7. Exercise share options
Some share option schemes will lapse on the date you leave, but others will offer a limited time to exercise them. This is particularly relevant if you feel their value will increase substantially over the short to medium term.
8. Check your pension
Try to make sure pension accrual is included in your severance pay, as this can be worth significant sums.
Consider asking for part of your redundancy payment to be transferred directly into your pension. This will not attract National Insurance contributions, so you may be able to negotiate a higher payment without it costing your employer a penny.
9. Boost your pension
You can avoid tax on redundancy payments above £30,000 by paying the surplus – up to your annual salary – into your pension. This can be particularly attractive if you are over 50, as you can currently take 25pc of your money out of your pension immediately as tax-free cash.
10. Unsatisfied with your payoff?
Several companies have altered their redundancy terms in recent months.

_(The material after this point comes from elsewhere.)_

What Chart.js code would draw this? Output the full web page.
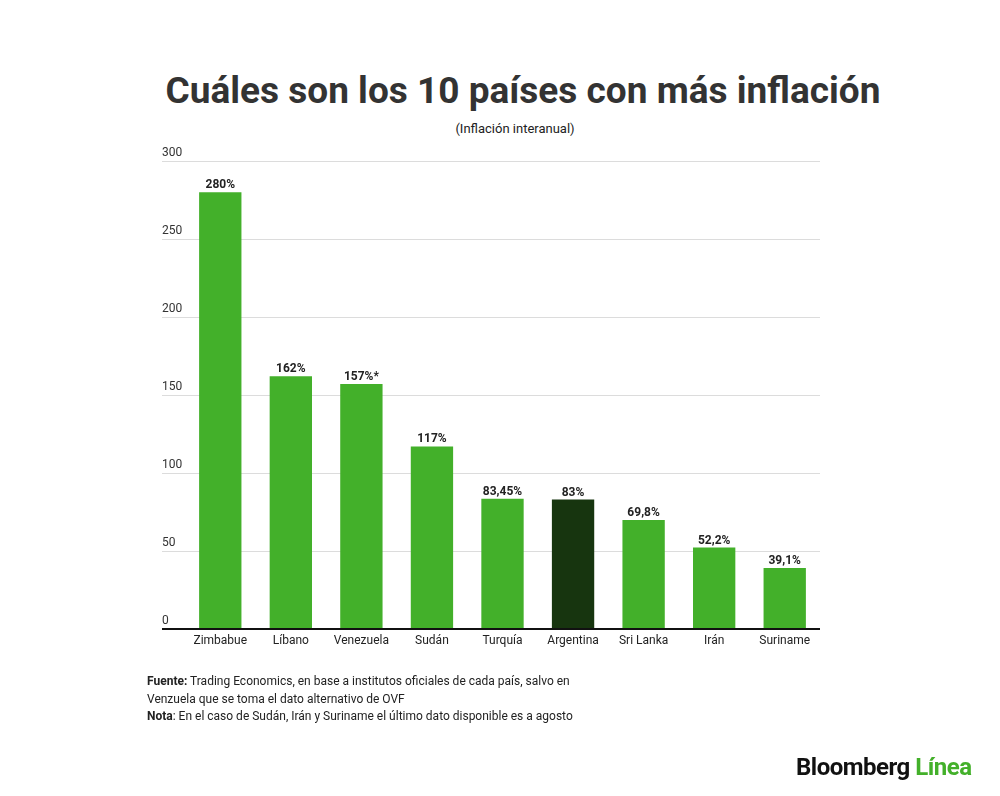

If you are concerned about your redundancy terms you should check your employment contract and staff handbook and consult your staff association or union, which can negotiate on your behalf.
If you are subsequently made redundant with a smaller payout than expected, you can claim breach of contract at an employment tribunal, but the maximum compensation it can award is £25,000. Alternatively, you can take civil action against your former employer for breach of contract through the County or High Court. This is an expensive option, although some lawyers may be prepared to represent on a “no-win, no-fee” basis.